__Written exercise__.
No images are to be carried over; print all other material exactly as it stands.

'''

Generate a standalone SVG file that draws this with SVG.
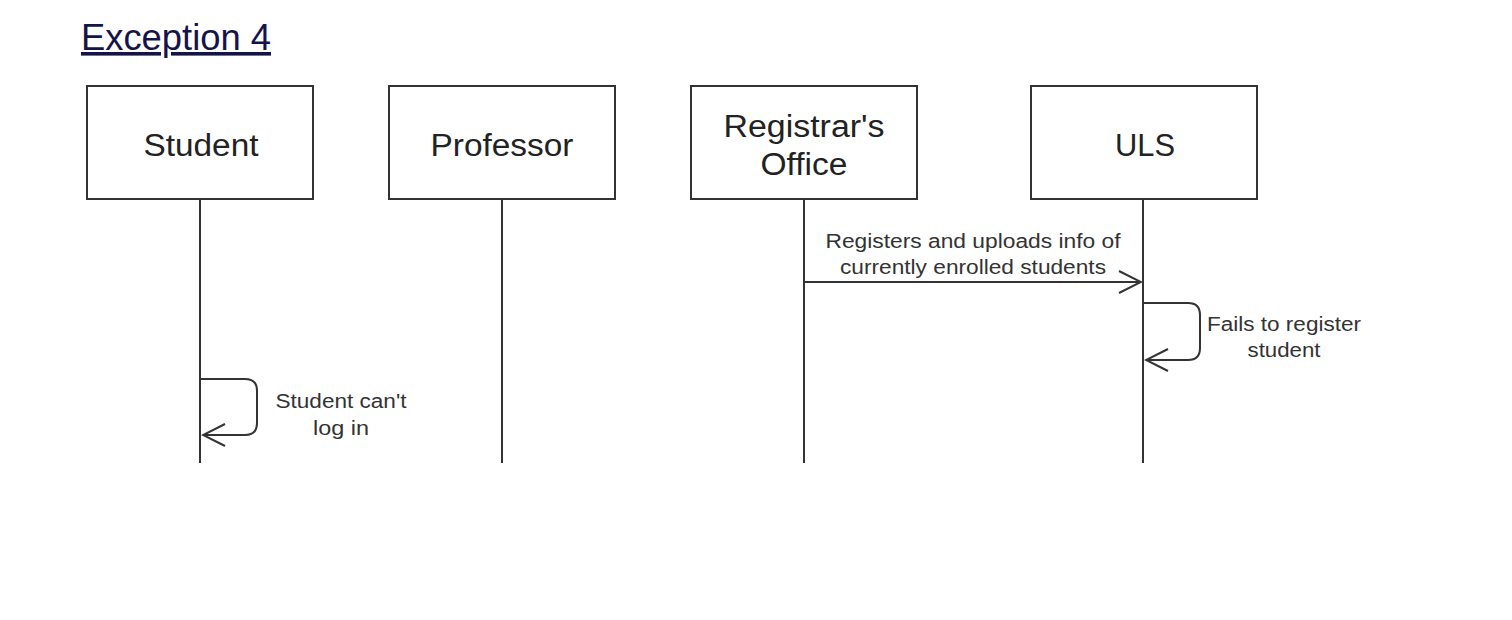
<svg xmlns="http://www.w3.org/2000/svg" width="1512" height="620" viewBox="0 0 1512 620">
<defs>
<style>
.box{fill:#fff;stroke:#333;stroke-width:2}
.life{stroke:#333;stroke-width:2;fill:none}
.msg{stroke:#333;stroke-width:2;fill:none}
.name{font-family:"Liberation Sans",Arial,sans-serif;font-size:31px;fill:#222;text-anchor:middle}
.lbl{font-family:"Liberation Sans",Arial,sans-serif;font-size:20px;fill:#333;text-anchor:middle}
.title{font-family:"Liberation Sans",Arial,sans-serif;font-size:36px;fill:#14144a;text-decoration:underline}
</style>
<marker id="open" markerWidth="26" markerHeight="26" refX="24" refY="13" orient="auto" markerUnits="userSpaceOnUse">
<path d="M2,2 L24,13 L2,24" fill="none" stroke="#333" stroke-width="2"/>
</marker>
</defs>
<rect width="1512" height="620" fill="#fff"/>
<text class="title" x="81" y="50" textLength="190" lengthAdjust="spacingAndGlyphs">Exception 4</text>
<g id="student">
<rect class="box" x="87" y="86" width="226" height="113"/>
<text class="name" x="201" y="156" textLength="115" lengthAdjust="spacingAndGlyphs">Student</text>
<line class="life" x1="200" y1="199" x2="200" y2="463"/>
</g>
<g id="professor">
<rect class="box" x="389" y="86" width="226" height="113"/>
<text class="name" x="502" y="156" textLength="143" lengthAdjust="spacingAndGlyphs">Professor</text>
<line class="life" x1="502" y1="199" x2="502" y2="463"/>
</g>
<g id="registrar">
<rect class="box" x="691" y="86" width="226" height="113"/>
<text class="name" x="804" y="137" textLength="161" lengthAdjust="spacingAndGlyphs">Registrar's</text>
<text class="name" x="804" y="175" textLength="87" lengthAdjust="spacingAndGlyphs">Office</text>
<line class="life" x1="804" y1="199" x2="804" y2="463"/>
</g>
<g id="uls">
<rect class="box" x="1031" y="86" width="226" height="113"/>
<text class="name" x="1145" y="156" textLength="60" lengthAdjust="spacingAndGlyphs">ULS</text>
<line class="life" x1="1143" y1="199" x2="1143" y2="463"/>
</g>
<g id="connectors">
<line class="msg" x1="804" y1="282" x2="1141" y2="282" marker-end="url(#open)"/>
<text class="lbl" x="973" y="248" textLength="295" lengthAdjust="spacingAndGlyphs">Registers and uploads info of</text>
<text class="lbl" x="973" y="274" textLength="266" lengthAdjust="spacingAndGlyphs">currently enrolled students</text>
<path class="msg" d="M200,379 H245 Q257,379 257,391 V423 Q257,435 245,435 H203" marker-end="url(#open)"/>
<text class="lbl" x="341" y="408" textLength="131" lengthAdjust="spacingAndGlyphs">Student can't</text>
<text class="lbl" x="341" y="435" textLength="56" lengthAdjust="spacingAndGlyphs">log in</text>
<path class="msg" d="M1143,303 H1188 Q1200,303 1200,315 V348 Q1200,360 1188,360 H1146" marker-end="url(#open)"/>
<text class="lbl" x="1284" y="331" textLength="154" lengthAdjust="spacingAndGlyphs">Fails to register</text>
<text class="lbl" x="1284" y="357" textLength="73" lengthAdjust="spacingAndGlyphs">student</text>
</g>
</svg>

'''

__Full output__.
Generate a standalone SVG file that draws this with SVG.
<svg xmlns="http://www.w3.org/2000/svg" width="1512" height="620" viewBox="0 0 1512 620">
<defs>
<style>
.box{fill:#fff;stroke:#333;stroke-width:2}
.life{stroke:#333;stroke-width:2;fill:none}
.msg{stroke:#333;stroke-width:2;fill:none}
.name{font-family:"Liberation Sans",Arial,sans-serif;font-size:31px;fill:#222;text-anchor:middle}
.lbl{font-family:"Liberation Sans",Arial,sans-serif;font-size:20px;fill:#333;text-anchor:middle}
.title{font-family:"Liberation Sans",Arial,sans-serif;font-size:36px;fill:#14144a;text-decoration:underline}
</style>
<marker id="open" markerWidth="26" markerHeight="26" refX="24" refY="13" orient="auto" markerUnits="userSpaceOnUse">
<path d="M2,2 L24,13 L2,24" fill="none" stroke="#333" stroke-width="2"/>
</marker>
</defs>
<rect width="1512" height="620" fill="#fff"/>
<text class="title" x="81" y="50" textLength="190" lengthAdjust="spacingAndGlyphs">Exception 4</text>
<g id="student">
<rect class="box" x="87" y="86" width="226" height="113"/>
<text class="name" x="201" y="156" textLength="115" lengthAdjust="spacingAndGlyphs">Student</text>
<line class="life" x1="200" y1="199" x2="200" y2="463"/>
</g>
<g id="professor">
<rect class="box" x="389" y="86" width="226" height="113"/>
<text class="name" x="502" y="156" textLength="143" lengthAdjust="spacingAndGlyphs">Professor</text>
<line class="life" x1="502" y1="199" x2="502" y2="463"/>
</g>
<g id="registrar">
<rect class="box" x="691" y="86" width="226" height="113"/>
<text class="name" x="804" y="137" textLength="161" lengthAdjust="spacingAndGlyphs">Registrar's</text>
<text class="name" x="804" y="175" textLength="87" lengthAdjust="spacingAndGlyphs">Office</text>
<line class="life" x1="804" y1="199" x2="804" y2="463"/>
</g>
<g id="uls">
<rect class="box" x="1031" y="86" width="226" height="113"/>
<text class="name" x="1145" y="156" textLength="60" lengthAdjust="spacingAndGlyphs">ULS</text>
<line class="life" x1="1143" y1="199" x2="1143" y2="463"/>
</g>
<g id="connectors">
<line class="msg" x1="804" y1="282" x2="1141" y2="282" marker-end="url(#open)"/>
<text class="lbl" x="973" y="248" textLength="295" lengthAdjust="spacingAndGlyphs">Registers and uploads info of</text>
<text class="lbl" x="973" y="274" textLength="266" lengthAdjust="spacingAndGlyphs">currently enrolled students</text>
<path class="msg" d="M200,379 H245 Q257,379 257,391 V423 Q257,435 245,435 H203" marker-end="url(#open)"/>
<text class="lbl" x="341" y="408" textLength="131" lengthAdjust="spacingAndGlyphs">Student can't</text>
<text class="lbl" x="341" y="435" textLength="56" lengthAdjust="spacingAndGlyphs">log in</text>
<path class="msg" d="M1143,303 H1188 Q1200,303 1200,315 V348 Q1200,360 1188,360 H1146" marker-end="url(#open)"/>
<text class="lbl" x="1284" y="331" textLength="154" lengthAdjust="spacingAndGlyphs">Fails to register</text>
<text class="lbl" x="1284" y="357" textLength="73" lengthAdjust="spacingAndGlyphs">student</text>
</g>
</svg>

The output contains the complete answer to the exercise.